You are walking down the busy sidewalk with hundreds of people passing you. Some have headphones on and are in their own zone. Some are talking to each other within the crowds. Most, of course, are on their cellular phones, barely looking where they are going. As the masses shuffle past you, you probably will not speak to a single person. These are your non-playable characters. They are not for you, nor are they more than just background noise to your dynamics. They will not contribute to your journey, nor will they modify your path.
Most or some of your day is already planned out. You know where you want to go, what you want to do, and with whom you want to talk to and meet. There is a good chance you will not be making any detours on this journey, unless that is your direct intent. This means that you probably will not strike up a conversation with a complete stranger. As more people are engulfed by technology, most will probably not do this. Because of this, the course of your day is not affected by the NPC.
What if you went out of your way to disrupt your normal pattern and speak to someone entirely new? How would this affect the course of your planned and unplanned day? Would this instantiate a brand-new flow of events? Examples would include approaching up to a new person in the crowd, talking to a stranger on the train, or going out of your way to say hi to someone at work that you would not normally interact with.

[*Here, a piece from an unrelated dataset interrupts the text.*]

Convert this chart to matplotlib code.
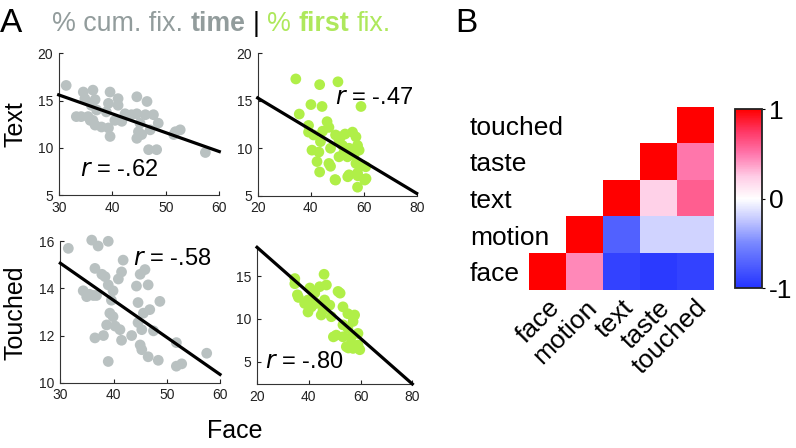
import numpy as np
import matplotlib
matplotlib.use("Agg")
import matplotlib.pyplot as plt
from matplotlib.colors import LinearSegmentedColormap

plt.rcParams['font.family'] = ['Liberation Sans', 'DejaVu Sans']

# --- data ---
# Text vs Face, % cumulative fixation time
face_cum_a = [31.4, 34.6, 36.4, 39.6, 41.1, 34.9, 36.8, 39.3, 41.1, 44.6, 46.5, 36.1, 37.1, 38.9,
              34.2, 35.5, 36.4, 36.8, 38.0, 39.3, 39.6, 40.5, 41.8, 42.4, 43.6, 44.6, 46.2, 47.7,
              45.2, 44.9, 45.5, 44.6, 47.1, 48.6, 51.8, 52.7, 51.5, 46.8, 48.3, 57.4, 33.3, 35.9]
text_cum = [16.6, 15.9, 16.1, 15.9, 15.2, 15.2, 15.1, 14.7, 14.5, 15.4, 14.9, 14.5, 14.0, 13.8,
            13.3, 13.3, 12.9, 12.4, 12.2, 12.1, 11.2, 12.9, 12.8, 13.6, 13.5, 13.6, 13.5, 13.5,
            12.6, 11.7, 11.4, 11.0, 11.9, 12.6, 11.7, 11.9, 11.4, 9.8, 9.8, 9.5, 13.3, 12.9]

# Text vs Face, % first fixation
face_first_a = [34.4, 43.4, 50.3, 40.1, 44.3, 59.0, 35.7, 39.2, 41.1, 46.2, 46.9, 43.7, 40.5, 43.1,
                42.4, 43.4, 46.9, 47.5, 49.4, 51.3, 49.4, 54.5, 50.7, 52.6, 52.0, 55.8, 57.1, 57.7,
                58.3, 56.4, 57.1, 59.6, 57.7, 60.9, 57.7, 54.5, 53.9, 39.2, 50.7, 49.2, 54.0, 57.8,
                60.4, 60.8, 44.5, 47.5, 53.0]
text_first = [17.3, 16.7, 17.0, 14.6, 14.4, 14.4, 13.6, 12.4, 11.4, 12.8, 12.2, 10.7, 9.8, 9.6,
              8.6, 7.5, 8.4, 8.1, 11.4, 11.2, 6.65, 7.2, 9.1, 9.6, 10.3, 11.7, 11.2, 10.3,
              9.8, 9.3, 8.4, 8.2, 7.4, 6.8, 5.9, 10.0, 9.1, 11.7, 10.9, 6.7, 7.0, 7.1,
              6.65, 8.05, 11.8, 10.0, 11.5]

# Touched vs Face, % cumulative fixation time
face_cum_b = [31.5, 35.9, 37.1, 39.0, 41.8, 36.5, 37.8, 38.4, 41.5, 40.9, 45.0, 45.9, 44.3, 46.5,
              39.0, 39.9, 34.3, 34.95, 36.2, 39.6, 44.6, 48.7, 39.3, 39.9, 45.6, 46.8, 38.7, 40.3,
              41.2, 44.6, 45.3, 47.5, 36.5, 38.1, 41.5, 43.4, 45.0, 45.3, 46.5, 48.4, 39.0, 51.8,
              57.5, 51.8, 52.8, 35.5, 36.8]
touched_cum = [15.7, 16.05, 15.8, 16.0, 15.2, 14.85, 14.6, 14.5, 14.7, 14.4, 14.6, 14.8, 14.1, 14.15,
               14.15, 13.9, 13.9, 13.65, 13.7, 13.5, 13.4, 13.45, 12.95, 12.8, 12.95, 13.1, 12.45, 12.4,
               12.25, 12.55, 12.25, 12.2, 11.9, 12.0, 11.8, 12.0, 11.6, 11.4, 11.1, 10.95, 10.9, 11.7,
               11.25, 10.7, 10.8, 13.75, 13.7]

# Touched vs Face, % first fixation
face_first_b = [34.6, 45.9, 34.6, 35.6, 40.4, 44.2, 46.8, 51.3, 42.3, 39.7, 38.4, 41.0, 42.9, 46.1,
                48.1, 45.5, 48.7, 44.8, 39.7, 53.2, 55.1, 57.7, 57.1, 53.2, 55.1, 50.6, 53.2, 56.4,
                59.0, 54.5, 57.1, 59.0, 59.7, 56.4, 36.0, 49.5, 57.2, 55.3, 59.1, 52.1]
touched_first = [14.7, 15.2, 14.1, 12.8, 13.6, 13.75, 13.95, 13.2, 13.0, 12.2, 11.8, 11.4, 11.8, 12.2,
                 11.6, 11.0, 10.25, 10.45, 10.8, 11.4, 10.6, 10.45, 9.7, 9.3, 8.9, 8.1, 7.9, 7.9,
                 8.3, 6.75, 6.55, 6.95, 6.4, 7.15, 12.5, 7.9, 10.25, 6.6, 6.6, 13.0]

# regression line end points
fit_x_cum = [30, 60]
fit_x_first = [20, 80]
fit_text_cum = [15.6, 9.6]
fit_text_first = [15.3, 5.25]
fit_touched_cum = [15.07, 10.35]
fit_touched_first = [18.35, 2.4]

r_labels = ['-.62', '-.47', '-.58', '-.80']

# correlation matrix (upper triangle; rows bottom->top)
categories = ['face', 'motion', 'text', 'taste', 'touched']
corr_face = [1.0, 0.45, -0.9, -0.95, -0.9]
corr_motion = [1.0, -0.72, -0.18, -0.18]
corr_text = [1.0, 0.22, 0.6]
corr_taste = [1.0, 0.5]
corr_touched = [1.0]

gray = '#b9c1c1'
green = '#b0ef48'
gray_t = '#929c9c'
green_t = '#aee85c'

fig = plt.figure(figsize=(7.96, 4.48), dpi=100)


def style(ax):
    for s in ['top', 'right']:
        ax.spines[s].set_visible(False)
    for s in ['left', 'bottom']:
        ax.spines[s].set_color('#333333')
        ax.spines[s].set_linewidth(0.8)
    ax.tick_params(direction='in', length=3, width=0.8, labelsize=10, pad=4, colors='#222222')


def scatter_panel(rect, x, y, fx, fy, col, xlim, ylim, xt, yt, rtext, rpos):
    ax = fig.add_axes(rect)
    ax.scatter(x, y, s=60, color=col, edgecolors='none', zorder=2, clip_on=False)
    ax.plot(fx, fy, color='black', lw=2.3, zorder=3, clip_on=False)
    ax.set_xlim(xlim)
    ax.set_ylim(ylim)
    ax.set_xticks(xt)
    ax.set_yticks(yt)
    ax.text(rpos[0], rpos[1], r'$\it{r}$' + ' = ' + rtext, fontsize=17, va='baseline')
    style(ax)
    return ax


ax1 = scatter_panel([0.0737, 0.5647, 0.2018, 0.3163], face_cum_a, text_cum, fit_x_cum, fit_text_cum,
                    gray, (30, 60), (5, 20), [30, 40, 50, 60], [5, 10, 15, 20], r_labels[0], (34.0, 7.0))
ax2 = scatter_panel([0.3237, 0.5631, 0.1997, 0.3179], face_first_a, text_first, fit_x_first, fit_text_first,
                    green, (20, 80), (5, 20), [20, 40, 60, 80], [5, 10, 15, 20], r_labels[1], (49.2, 14.66))
ax3 = scatter_panel([0.0758, 0.1458, 0.2006, 0.3156], face_cum_b, touched_cum, fit_x_cum, fit_touched_cum,
                    gray, (30, 60), (10, 16), [30, 40, 50, 60], [10, 12, 14, 16], r_labels[2], (43.7, 15.0))
ax4 = scatter_panel([0.3229, 0.1429, 0.1951, 0.3051], face_first_b, touched_first, fit_x_first, fit_touched_first,
                    green, (20, 80), (2.4, 18.35), [20, 40, 60, 80], [5, 10, 15], r_labels[3], (23.1, 4.23))

fig.text(0.019, 0.7232, 'Text', rotation=90, fontsize=18, ha='center', va='center')
fig.text(0.019, 0.303, 'Touched', rotation=90, fontsize=18, ha='center', va='center')
fig.text(0.295, 0.022, 'Face', fontsize=18, ha='center', va='baseline')

# panel letters
fig.text(0.0, 0.929, 'A', fontsize=24, va='baseline')
fig.text(0.5716, 0.929, 'B', fontsize=24, va='baseline')

# title built from coloured / bold runs
renderer = fig.canvas.get_renderer()
runs = [('% cum. fix.', gray_t, 'normal'), ('time', gray_t, 'bold'), ('|', 'black', 'normal'),
        ('%', green_t, 'normal'), ('first', green_t, 'bold'), ('fix.', green_t, 'normal')]
tsize = 19.3
space = 0.278 * tsize * 100 / 72 / fig.bbox.width
xpos = 0.0653
for s, c, w in runs:
    t = fig.text(xpos, 0.9315, s, color=c, fontweight=w, fontsize=tsize, va='baseline')
    bb = t.get_window_extent(renderer)
    xpos += bb.width / fig.bbox.width + space

# correlation heatmap
n = len(categories)
mat = np.full((n, n), np.nan)
for i, row in enumerate([corr_face, corr_motion, corr_text, corr_taste, corr_touched]):
    mat[i, i:] = row

cmap = LinearSegmentedColormap.from_list('rb', [
    (0.0, (0.14, 0.20, 1.0)),
    (0.25, (0.47, 0.53, 1.0)),
    (0.375, (0.75, 0.77, 1.0)),
    (0.5, (1.0, 1.0, 1.0)),
    (0.625, (1.0, 0.80, 0.90)),
    (0.75, (1.0, 0.47, 0.68)),
    (0.875, (1.0, 0.22, 0.40)),
    (1.0, (1.0, 0.0, 0.0))])

axh = fig.add_axes([0.665, 0.3527, 0.2312, 0.409])
im = axh.imshow(mat, cmap=cmap, vmin=-1, vmax=1, origin='lower', aspect='auto')
axh.set_xticks(range(n))
axh.set_yticks(range(n))
axh.set_xticklabels(categories, rotation=45, ha='right', rotation_mode='anchor', fontsize=19)
axh.set_yticklabels(categories, fontsize=19)
for lab in axh.get_yticklabels():
    lab.set_horizontalalignment('left')
axh.tick_params(length=0)
axh.tick_params(axis='y', pad=42.7)
axh.tick_params(axis='x', pad=4)
for s in axh.spines.values():
    s.set_visible(False)

cax = fig.add_axes([0.9234, 0.3565, 0.0335, 0.3996])
cb = fig.colorbar(im, cax=cax, ticks=[-1, 0, 1])
cb.ax.set_yticklabels(['-1', '0', '1'], fontsize=19)
cb.outline.set_linewidth(1.3)
cb.outline.set_edgecolor('#222222')
cb.ax.tick_params(length=2, width=0.8, pad=3)

fig.savefig('out.png', dpi=100)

What defines a non-playable character? They must not be directly controlled by you, there must be a large amount of them, and they must not alter events directly unless expressly acted upon by the main character. There are 3 categories in video games that follow the same idea. The main and playable characters, the supporting storyline characters, and NPCs. Interacting with the first category puts you in control of the scenario and the entire plot. You are able to be this character. Interacting with the second one alters events and storylines, supports the main characters, and are semi non-playable. The last category is essentially background noise. It is possible to interact with them, but they do not alter the main storyline and exist in large numbers as they are constantly regenerating.
In video games, everything is scripted. All categories, except the playable character follow some kind of logic and order. In real life, it more of a chaos problem rather than direct scripting. The 3 categories of characters from video games also directly translates into reality as you, your family and friends, and all other people, respectively. The main take away questions inspired by these parallels are as follows: In real life, how much influence do NPCs have on your story, would interacting with NPCs affect you directly or is does it serve as merely blank interactions, and how much effort is required to bring an NPC into your second-degree supporting characters?